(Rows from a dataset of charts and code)
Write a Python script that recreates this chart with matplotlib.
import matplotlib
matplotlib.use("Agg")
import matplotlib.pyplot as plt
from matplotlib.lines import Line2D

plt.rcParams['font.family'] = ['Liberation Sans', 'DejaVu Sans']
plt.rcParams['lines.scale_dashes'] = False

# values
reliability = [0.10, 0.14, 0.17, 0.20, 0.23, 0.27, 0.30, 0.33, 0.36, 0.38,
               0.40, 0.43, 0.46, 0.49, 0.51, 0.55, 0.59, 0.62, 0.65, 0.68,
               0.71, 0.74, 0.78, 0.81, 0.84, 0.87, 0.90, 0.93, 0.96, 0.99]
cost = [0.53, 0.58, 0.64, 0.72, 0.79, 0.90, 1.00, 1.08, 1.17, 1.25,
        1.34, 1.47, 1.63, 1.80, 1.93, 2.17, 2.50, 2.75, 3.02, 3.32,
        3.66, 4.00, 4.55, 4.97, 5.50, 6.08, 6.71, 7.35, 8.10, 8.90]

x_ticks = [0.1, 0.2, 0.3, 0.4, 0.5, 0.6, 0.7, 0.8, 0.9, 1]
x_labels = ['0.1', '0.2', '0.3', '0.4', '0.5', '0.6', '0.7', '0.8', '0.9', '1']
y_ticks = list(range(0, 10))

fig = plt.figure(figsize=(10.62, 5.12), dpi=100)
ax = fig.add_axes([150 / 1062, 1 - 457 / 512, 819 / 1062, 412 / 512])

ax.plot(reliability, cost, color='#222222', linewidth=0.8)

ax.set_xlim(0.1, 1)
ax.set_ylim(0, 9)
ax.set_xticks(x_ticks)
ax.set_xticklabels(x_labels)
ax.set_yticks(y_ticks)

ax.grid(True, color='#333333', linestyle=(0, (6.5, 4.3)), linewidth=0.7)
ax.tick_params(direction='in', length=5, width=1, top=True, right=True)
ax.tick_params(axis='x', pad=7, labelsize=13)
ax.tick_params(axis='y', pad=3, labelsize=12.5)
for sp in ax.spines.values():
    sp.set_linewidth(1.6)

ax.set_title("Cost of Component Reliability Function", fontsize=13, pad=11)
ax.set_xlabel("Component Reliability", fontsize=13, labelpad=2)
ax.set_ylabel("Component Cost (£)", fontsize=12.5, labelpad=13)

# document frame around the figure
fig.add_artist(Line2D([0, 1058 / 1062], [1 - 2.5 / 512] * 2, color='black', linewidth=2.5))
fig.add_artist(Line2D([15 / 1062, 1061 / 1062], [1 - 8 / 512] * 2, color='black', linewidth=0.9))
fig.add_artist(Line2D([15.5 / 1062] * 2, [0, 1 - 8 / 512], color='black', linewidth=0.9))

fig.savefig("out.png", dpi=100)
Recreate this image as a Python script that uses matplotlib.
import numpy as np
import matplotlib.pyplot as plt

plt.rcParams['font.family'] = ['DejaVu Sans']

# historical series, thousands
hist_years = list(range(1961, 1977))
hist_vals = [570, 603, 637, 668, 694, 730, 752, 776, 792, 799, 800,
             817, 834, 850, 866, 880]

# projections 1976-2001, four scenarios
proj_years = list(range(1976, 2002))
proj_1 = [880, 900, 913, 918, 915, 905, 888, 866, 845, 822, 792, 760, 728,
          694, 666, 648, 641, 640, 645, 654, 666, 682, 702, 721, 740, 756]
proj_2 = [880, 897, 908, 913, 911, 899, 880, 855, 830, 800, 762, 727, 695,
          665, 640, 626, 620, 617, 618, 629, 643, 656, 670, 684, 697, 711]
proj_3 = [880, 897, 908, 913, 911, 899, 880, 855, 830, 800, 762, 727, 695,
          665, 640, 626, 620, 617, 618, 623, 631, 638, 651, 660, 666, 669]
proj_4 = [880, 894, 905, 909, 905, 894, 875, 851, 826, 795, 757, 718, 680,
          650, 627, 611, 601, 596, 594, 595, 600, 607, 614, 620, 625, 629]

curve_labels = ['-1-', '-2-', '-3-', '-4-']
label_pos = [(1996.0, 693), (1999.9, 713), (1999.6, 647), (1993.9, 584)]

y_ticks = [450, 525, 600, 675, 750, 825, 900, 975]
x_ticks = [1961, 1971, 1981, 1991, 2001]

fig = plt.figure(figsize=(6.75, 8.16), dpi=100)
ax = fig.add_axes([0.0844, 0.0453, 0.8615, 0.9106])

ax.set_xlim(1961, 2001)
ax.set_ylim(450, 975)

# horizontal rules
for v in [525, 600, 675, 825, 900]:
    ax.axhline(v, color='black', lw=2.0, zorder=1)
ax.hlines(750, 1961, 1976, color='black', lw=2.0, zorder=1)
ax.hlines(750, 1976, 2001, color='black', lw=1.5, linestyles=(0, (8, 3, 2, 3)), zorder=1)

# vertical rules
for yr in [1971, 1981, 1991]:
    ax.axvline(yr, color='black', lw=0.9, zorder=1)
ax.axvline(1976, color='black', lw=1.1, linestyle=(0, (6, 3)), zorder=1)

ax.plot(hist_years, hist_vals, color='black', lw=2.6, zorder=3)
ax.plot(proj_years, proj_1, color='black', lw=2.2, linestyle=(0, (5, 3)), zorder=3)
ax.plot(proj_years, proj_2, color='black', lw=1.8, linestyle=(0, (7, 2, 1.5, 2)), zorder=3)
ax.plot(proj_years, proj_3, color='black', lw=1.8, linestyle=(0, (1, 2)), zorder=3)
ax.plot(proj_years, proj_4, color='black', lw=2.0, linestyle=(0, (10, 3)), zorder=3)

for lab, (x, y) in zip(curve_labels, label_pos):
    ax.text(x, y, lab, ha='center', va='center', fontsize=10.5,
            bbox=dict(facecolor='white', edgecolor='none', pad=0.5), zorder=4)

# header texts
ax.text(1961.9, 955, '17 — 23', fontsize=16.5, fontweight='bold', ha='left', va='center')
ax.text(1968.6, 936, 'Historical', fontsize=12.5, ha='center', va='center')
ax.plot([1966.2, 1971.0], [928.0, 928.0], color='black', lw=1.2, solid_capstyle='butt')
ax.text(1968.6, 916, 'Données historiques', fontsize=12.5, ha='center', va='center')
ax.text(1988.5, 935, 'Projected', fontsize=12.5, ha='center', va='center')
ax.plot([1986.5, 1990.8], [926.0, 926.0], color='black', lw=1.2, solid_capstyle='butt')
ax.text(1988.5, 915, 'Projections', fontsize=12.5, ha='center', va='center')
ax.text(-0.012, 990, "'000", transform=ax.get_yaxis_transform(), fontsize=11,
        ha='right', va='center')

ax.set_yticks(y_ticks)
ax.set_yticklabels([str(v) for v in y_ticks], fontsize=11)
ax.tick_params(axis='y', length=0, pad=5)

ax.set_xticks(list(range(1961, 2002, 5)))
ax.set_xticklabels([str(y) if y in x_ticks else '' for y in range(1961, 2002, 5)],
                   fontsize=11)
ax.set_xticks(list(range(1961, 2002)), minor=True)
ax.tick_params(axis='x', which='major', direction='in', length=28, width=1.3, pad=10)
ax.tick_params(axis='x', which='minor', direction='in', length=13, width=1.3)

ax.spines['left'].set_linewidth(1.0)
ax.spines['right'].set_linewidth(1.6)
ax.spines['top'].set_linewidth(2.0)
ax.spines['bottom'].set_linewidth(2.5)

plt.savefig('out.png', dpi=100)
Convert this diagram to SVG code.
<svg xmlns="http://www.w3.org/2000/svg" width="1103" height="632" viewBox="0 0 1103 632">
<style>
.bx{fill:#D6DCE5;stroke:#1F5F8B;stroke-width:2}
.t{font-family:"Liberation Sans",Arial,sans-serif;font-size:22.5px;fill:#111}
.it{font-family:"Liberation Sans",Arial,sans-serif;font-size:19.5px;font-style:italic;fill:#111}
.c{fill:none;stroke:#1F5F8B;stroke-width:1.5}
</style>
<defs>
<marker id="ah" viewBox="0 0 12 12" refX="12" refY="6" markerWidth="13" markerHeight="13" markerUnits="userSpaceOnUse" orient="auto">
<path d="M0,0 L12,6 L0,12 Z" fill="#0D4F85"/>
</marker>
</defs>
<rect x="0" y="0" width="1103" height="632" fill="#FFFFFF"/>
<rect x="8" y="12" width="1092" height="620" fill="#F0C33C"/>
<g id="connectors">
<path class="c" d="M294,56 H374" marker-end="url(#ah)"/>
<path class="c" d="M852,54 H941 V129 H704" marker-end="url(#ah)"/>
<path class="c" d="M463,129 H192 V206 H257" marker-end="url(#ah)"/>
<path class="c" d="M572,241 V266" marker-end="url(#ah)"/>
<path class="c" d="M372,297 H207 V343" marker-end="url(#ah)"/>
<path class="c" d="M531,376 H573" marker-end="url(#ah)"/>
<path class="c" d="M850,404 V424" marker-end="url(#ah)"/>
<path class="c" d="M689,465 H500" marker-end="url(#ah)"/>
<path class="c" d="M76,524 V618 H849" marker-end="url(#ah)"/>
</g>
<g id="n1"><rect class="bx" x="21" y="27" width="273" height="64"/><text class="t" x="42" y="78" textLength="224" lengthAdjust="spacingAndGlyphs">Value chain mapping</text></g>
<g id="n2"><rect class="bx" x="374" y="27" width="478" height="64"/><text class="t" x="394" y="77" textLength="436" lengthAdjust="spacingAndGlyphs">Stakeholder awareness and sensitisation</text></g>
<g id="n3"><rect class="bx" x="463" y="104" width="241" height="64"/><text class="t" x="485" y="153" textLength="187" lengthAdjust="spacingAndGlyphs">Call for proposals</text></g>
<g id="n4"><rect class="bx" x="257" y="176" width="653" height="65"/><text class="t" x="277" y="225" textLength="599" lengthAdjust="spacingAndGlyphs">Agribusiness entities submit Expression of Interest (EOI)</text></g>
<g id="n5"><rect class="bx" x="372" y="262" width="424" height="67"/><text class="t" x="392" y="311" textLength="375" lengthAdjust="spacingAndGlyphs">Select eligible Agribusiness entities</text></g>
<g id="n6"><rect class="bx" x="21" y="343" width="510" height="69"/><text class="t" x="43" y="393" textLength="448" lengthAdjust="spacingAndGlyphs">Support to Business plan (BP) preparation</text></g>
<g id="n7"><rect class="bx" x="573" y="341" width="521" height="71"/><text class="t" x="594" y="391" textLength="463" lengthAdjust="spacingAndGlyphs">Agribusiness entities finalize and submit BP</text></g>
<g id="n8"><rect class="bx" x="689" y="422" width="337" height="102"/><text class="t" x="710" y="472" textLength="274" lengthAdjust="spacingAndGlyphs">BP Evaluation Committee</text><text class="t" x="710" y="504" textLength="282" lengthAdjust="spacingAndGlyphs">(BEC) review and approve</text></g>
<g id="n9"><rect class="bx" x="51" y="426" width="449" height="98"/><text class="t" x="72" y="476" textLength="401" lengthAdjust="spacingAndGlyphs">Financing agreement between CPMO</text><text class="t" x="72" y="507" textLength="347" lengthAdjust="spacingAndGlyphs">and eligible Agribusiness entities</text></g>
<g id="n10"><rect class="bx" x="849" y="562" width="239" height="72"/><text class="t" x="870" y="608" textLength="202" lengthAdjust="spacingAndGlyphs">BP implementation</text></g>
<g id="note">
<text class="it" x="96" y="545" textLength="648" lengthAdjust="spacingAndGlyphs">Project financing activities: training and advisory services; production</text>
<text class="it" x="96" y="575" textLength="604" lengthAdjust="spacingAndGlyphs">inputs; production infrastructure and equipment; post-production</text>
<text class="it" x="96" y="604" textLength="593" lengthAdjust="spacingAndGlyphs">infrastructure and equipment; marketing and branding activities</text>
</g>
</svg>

• [THE REQUEST]:
Set down, exactly as written, each line of the data from its opening line through the one containing "y_ticks = list(range(0, 10))". Output nothing more.

• [ANSWER BELOW]:
Write a Python script that recreates this chart with matplotlib.
import matplotlib
matplotlib.use("Agg")
import matplotlib.pyplot as plt
from matplotlib.lines import Line2D

plt.rcParams['font.family'] = ['Liberation Sans', 'DejaVu Sans']
plt.rcParams['lines.scale_dashes'] = False

# values
reliability = [0.10, 0.14, 0.17, 0.20, 0.23, 0.27, 0.30, 0.33, 0.36, 0.38,
               0.40, 0.43, 0.46, 0.49, 0.51, 0.55, 0.59, 0.62, 0.65, 0.68,
               0.71, 0.74, 0.78, 0.81, 0.84, 0.87, 0.90, 0.93, 0.96, 0.99]
cost = [0.53, 0.58, 0.64, 0.72, 0.79, 0.90, 1.00, 1.08, 1.17, 1.25,
        1.34, 1.47, 1.63, 1.80, 1.93, 2.17, 2.50, 2.75, 3.02, 3.32,
        3.66, 4.00, 4.55, 4.97, 5.50, 6.08, 6.71, 7.35, 8.10, 8.90]

x_ticks = [0.1, 0.2, 0.3, 0.4, 0.5, 0.6, 0.7, 0.8, 0.9, 1]
x_labels = ['0.1', '0.2', '0.3', '0.4', '0.5', '0.6', '0.7', '0.8', '0.9', '1']
y_ticks = list(range(0, 10))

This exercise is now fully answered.